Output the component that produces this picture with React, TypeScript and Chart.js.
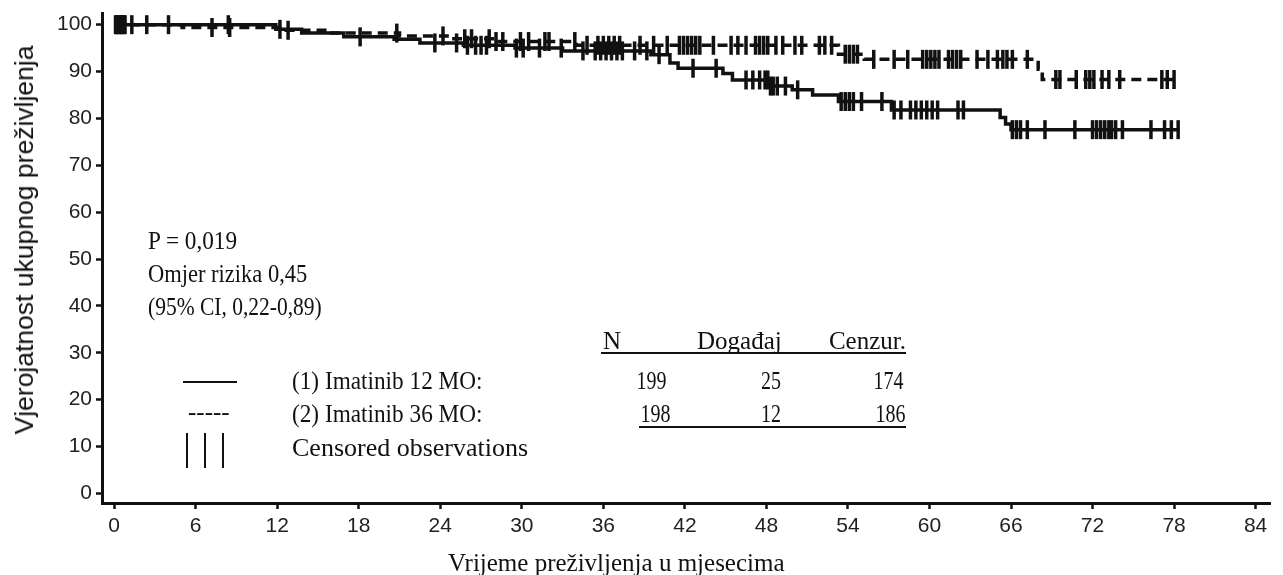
import React, { useEffect, useRef } from "react";
import { Chart, registerables } from "chart.js";

Chart.register(...registerables);

// ---------- data ----------
const xTicks = [0, 6, 12, 18, 24, 30, 36, 42, 48, 54, 60, 66, 72, 78, 84];
const yTicks = [0, 10, 20, 30, 40, 50, 60, 70, 80, 90, 100];

// (1) Imatinib 12 MO — solid step curve (months, survival %)
const solidTimes = [0, 11.9, 13.8, 16.9, 20.6, 22.5, 25.7, 29.5, 33.0, 39.5, 40.9, 41.5, 44.8, 45.5, 48.2, 49.9, 51.4, 53.3, 57.2, 65.2, 65.6, 66.0, 78.4];
const solidSurv = [100, 99.0, 98.2, 97.4, 96.9, 96.1, 95.6, 95.0, 94.4, 93.6, 91.8, 90.7, 89.6, 88.2, 86.9, 86.1, 85.0, 83.6, 81.8, 80.2, 78.8, 77.6, 77.6];

// (2) Imatinib 36 MO — dashed step curve
const dashedTimes = [0, 5.0, 12.5, 16.0, 21.0, 24.5, 28.0, 34.0, 53.3, 55.2, 68.0, 68.3, 78.0];
const dashedSurv = [100, 99.4, 98.8, 98.2, 97.6, 97.0, 96.4, 95.6, 93.7, 92.6, 90.5, 88.3, 88.3];

// censored observation times (months)
const solidCensored = [0.1, 0.25, 0.4, 0.55, 0.7, 1.3, 4.0, 8.4, 12.2, 18.1, 23.6, 25.2, 26.0, 26.6, 27.0, 27.4, 29.6, 30.1, 31.3, 32.9, 34.5, 35.4, 35.8, 36.2, 36.6, 37.0, 37.4, 38.3, 39.2, 40.1, 42.6, 44.3, 46.5, 47.0, 47.5, 47.9, 48.1, 48.3, 48.5, 48.8, 49.4, 50.3, 53.5, 53.8, 54.1, 54.4, 55.0, 56.5, 57.4, 57.9, 58.6, 59.0, 59.4, 59.8, 60.2, 60.6, 62.1, 62.5, 66.1, 66.4, 66.7, 67.2, 68.5, 70.7, 72.0, 72.3, 72.6, 72.9, 73.2, 73.4, 73.7, 74.2, 76.3, 77.3, 77.8, 78.3];
const dashedCensored = [0.2, 0.5, 0.8, 2.4, 7.2, 8.5, 12.8, 20.8, 24.2, 25.8, 26.3, 27.6, 28.1, 28.6, 29.9, 30.5, 31.7, 32.0, 33.9, 34.8, 35.6, 36.0, 36.4, 36.8, 37.2, 38.7, 39.7, 40.7, 41.6, 41.9, 42.2, 42.5, 42.8, 43.1, 44.1, 45.4, 45.9, 46.5, 47.2, 47.5, 47.8, 48.1, 48.7, 49.2, 50.1, 50.6, 51.9, 52.3, 52.8, 53.8, 54.1, 54.4, 54.7, 55.9, 57.4, 58.4, 59.5, 59.8, 60.1, 60.4, 60.7, 61.4, 61.7, 62.0, 62.3, 63.5, 64.3, 65.0, 65.4, 65.7, 66.1, 67.2, 69.3, 69.6, 70.8, 71.5, 71.8, 72.1, 72.7, 73.2, 74.0, 77.1, 77.5, 78.0];

const pValueText = "P = 0,019";
const hazardText = "Omjer rizika 0,45";
const ciText = "(95% CI, 0,22-0,89)";
const tableHeader = ["N", "Događaj", "Cenzur."];
const groupLabels = ["(1) Imatinib 12 MO:", "(2) Imatinib 36 MO:"];
const groupN = ["199", "198"];
const groupEvents = ["25", "12"];
const groupCensored = ["174", "186"];
const censoredLabel = "Censored observations";
const xTitle = "Vrijeme preživljenja u mjesecima";
const yTitle = "Vjerojatnost ukupnog preživljenja";

// ---------- helpers ----------
function survAt(times: number[], surv: number[], t: number): number {
  let v = surv[0];
  for (let i = 0; i < times.length; i++) if (times[i] <= t) v = surv[i];
  return v;
}

const INK = "#111";
const SANS = "'Liberation Sans', Arial, sans-serif";
const SERIF = "'Liberation Serif', 'Times New Roman', serif";
const W = 1283;

type TxtProps = { left?: number; right?: number; cy: number; sx?: number; size?: number; children: React.ReactNode };
function Txt({ left, right, cy, sx = 1, size = 25, children }: TxtProps) {
  const style: React.CSSProperties = {
    position: "absolute",
    top: cy - 14,
    height: 28,
    lineHeight: "28px",
    fontFamily: SERIF,
    fontSize: size,
    color: INK,
    whiteSpace: "nowrap",
    transform: `scaleX(${sx})`,
    transformOrigin: left !== undefined ? "left center" : "right center",
  };
  if (left !== undefined) style.left = left;
  if (right !== undefined) style.right = W - right;
  return <div style={style}>{children}</div>;
}

export default function App() {
  const canvasRef = useRef<HTMLCanvasElement | null>(null);

  useEffect(() => {
    const canvas = canvasRef.current;
    if (!canvas) return;
    const censorStyle = {
      type: "scatter" as const,
      showLine: false,
      pointStyle: "line" as const,
      pointRotation: 90,
      pointRadius: 9.5,
      pointBorderWidth: 3.5,
      pointBorderColor: INK,
      pointBackgroundColor: INK,
      borderColor: INK,
    };
    const tickGrid = {
      display: true,
      drawOnChartArea: false,
      drawTicks: true,
      tickLength: 6,
      tickColor: INK,
      tickWidth: 2.5,
    };
    const chart = new Chart(canvas, {
      type: "scatter",
      data: {
        datasets: [
          {
            type: "line",
            data: solidTimes.map((t, i) => ({ x: t, y: solidSurv[i] })),
            stepped: "before",
            borderColor: INK,
            borderWidth: 3.5,
            pointRadius: 0,
            fill: false,
          } as any,
          {
            type: "line",
            data: dashedTimes.map((t, i) => ({ x: t, y: dashedSurv[i] })),
            stepped: "before",
            borderColor: INK,
            borderWidth: 3.5,
            borderDash: [10, 6],
            pointRadius: 0,
            fill: false,
          } as any,
          {
            ...censorStyle,
            data: solidCensored.map((t) => ({ x: t, y: survAt(solidTimes, solidSurv, t) })),
          } as any,
          {
            ...censorStyle,
            data: dashedCensored.map((t) => ({ x: t, y: survAt(dashedTimes, dashedSurv, t) })),
          } as any,
        ],
      },
      options: {
        responsive: false,
        maintainAspectRatio: false,
        animation: false,
        events: [],
        layout: { padding: { top: 11, left: 0, right: 0, bottom: 0 } },
        plugins: { legend: { display: false }, tooltip: { enabled: false } },
        scales: {
          x: {
            type: "linear",
            min: -0.895,
            max: 85.06,
            afterBuildTicks: (s: any) => {
              s.ticks = xTicks.map((v) => ({ value: v }));
            },
            afterFit: (s: any) => {
              s.height = 72;
              s.paddingLeft = 0;
              s.paddingRight = 0;
            },
            ticks: {
              font: { family: SANS, size: 21 },
              color: "#222",
              padding: 5,
              maxRotation: 0,
              autoSkip: false,
            },
            grid: tickGrid,
            border: { display: true, color: INK, width: 3 },
          },
          y: {
            type: "linear",
            min: -2.06,
            max: 102.49,
            afterBuildTicks: (s: any) => {
              s.ticks = yTicks.map((v) => ({ value: v }));
            },
            afterFit: (s: any) => {
              s.width = 102;
              s.paddingTop = 0;
              s.paddingBottom = 0;
            },
            ticks: {
              font: { family: SANS, size: 21 },
              color: "#222",
              padding: 4,
              autoSkip: false,
            },
            grid: tickGrid,
            border: { display: true, color: INK, width: 3 },
          },
        },
      } as any,
    });
    return () => chart.destroy();
  }, []);

  return (
    <div style={{ position: "absolute", left: 0, top: 0, width: W, height: 575, background: "#fff", overflow: "hidden" }}>
      <canvas ref={canvasRef} width={W} height={575} style={{ position: "absolute", left: 0, top: 0, width: W, height: 575 }} />

      {/* y title */}
      <div
        style={{
          position: "absolute",
          left: 24,
          top: 240,
          transform: "translate(-50%, -50%) rotate(-90deg)",
          fontFamily: SANS,
          fontSize: 26.5,
          color: INK,
          whiteSpace: "nowrap",
          lineHeight: "30px",
        }}
      >
        {yTitle}
      </div>

      {/* x title */}
      <Txt left={448} cy={563}>{xTitle}</Txt>

      {/* statistics */}
      <Txt left={148} cy={241} sx={0.93}>{pValueText}</Txt>
      <Txt left={148} cy={274} sx={0.9}>{hazardText}</Txt>
      <Txt left={148} cy={307} sx={0.86}>{ciText}</Txt>

      {/* table header */}
      <Txt left={603} cy={341}>{tableHeader[0]}</Txt>
      <Txt left={697} cy={341}>{tableHeader[1]}</Txt>
      <Txt right={906} cy={341}>{tableHeader[2]}</Txt>
      <div style={{ position: "absolute", left: 601, top: 352, width: 305, height: 0, borderTop: `2px solid ${INK}` }} />

      {/* row 1 */}
      <div style={{ position: "absolute", left: 183, top: 381, width: 54, height: 0, borderTop: `2.5px solid ${INK}` }} />
      <Txt left={292} cy={381} sx={0.93}>{groupLabels[0]}</Txt>
      <Txt right={666} cy={381} sx={0.8}>{groupN[0]}</Txt>
      <Txt right={781} cy={381} sx={0.8}>{groupEvents[0]}</Txt>
      <Txt right={903} cy={381} sx={0.8}>{groupCensored[0]}</Txt>

      {/* row 2 */}
      <Txt left={188} cy={412}>-----</Txt>
      <Txt left={292} cy={414} sx={0.93}>{groupLabels[1]}</Txt>
      <Txt right={670} cy={414} sx={0.8}>{groupN[1]}</Txt>
      <Txt right={781} cy={414} sx={0.8}>{groupEvents[1]}</Txt>
      <Txt right={905} cy={414} sx={0.8}>{groupCensored[1]}</Txt>
      <div style={{ position: "absolute", left: 639, top: 426, width: 267, height: 0, borderTop: `2px solid ${INK}` }} />

      {/* row 3 */}
      {[187, 205, 223].map((x) => (
        <div key={x} style={{ position: "absolute", left: x - 1, top: 433, width: 2, height: 35, background: INK }} />
      ))}
      <Txt left={292} cy={448} sx={1.04}>{censoredLabel}</Txt>
    </div>
  );
}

▶ [Work to complete]: Exactly as they appear, print the lines of the listing above from its first line through the line that contains "90.5, 88.3, 88.3];", minus the pictures.

▶ [Exercise solution]:
Output the component that produces this picture with React, TypeScript and Chart.js.
import React, { useEffect, useRef } from "react";
import { Chart, registerables } from "chart.js";

Chart.register(...registerables);

// ---------- data ----------
const xTicks = [0, 6, 12, 18, 24, 30, 36, 42, 48, 54, 60, 66, 72, 78, 84];
const yTicks = [0, 10, 20, 30, 40, 50, 60, 70, 80, 90, 100];

// (1) Imatinib 12 MO — solid step curve (months, survival %)
const solidTimes = [0, 11.9, 13.8, 16.9, 20.6, 22.5, 25.7, 29.5, 33.0, 39.5, 40.9, 41.5, 44.8, 45.5, 48.2, 49.9, 51.4, 53.3, 57.2, 65.2, 65.6, 66.0, 78.4];
const solidSurv = [100, 99.0, 98.2, 97.4, 96.9, 96.1, 95.6, 95.0, 94.4, 93.6, 91.8, 90.7, 89.6, 88.2, 86.9, 86.1, 85.0, 83.6, 81.8, 80.2, 78.8, 77.6, 77.6];

// (2) Imatinib 36 MO — dashed step curve
const dashedTimes = [0, 5.0, 12.5, 16.0, 21.0, 24.5, 28.0, 34.0, 53.3, 55.2, 68.0, 68.3, 78.0];
const dashedSurv = [100, 99.4, 98.8, 98.2, 97.6, 97.0, 96.4, 95.6, 93.7, 92.6, 90.5, 88.3, 88.3];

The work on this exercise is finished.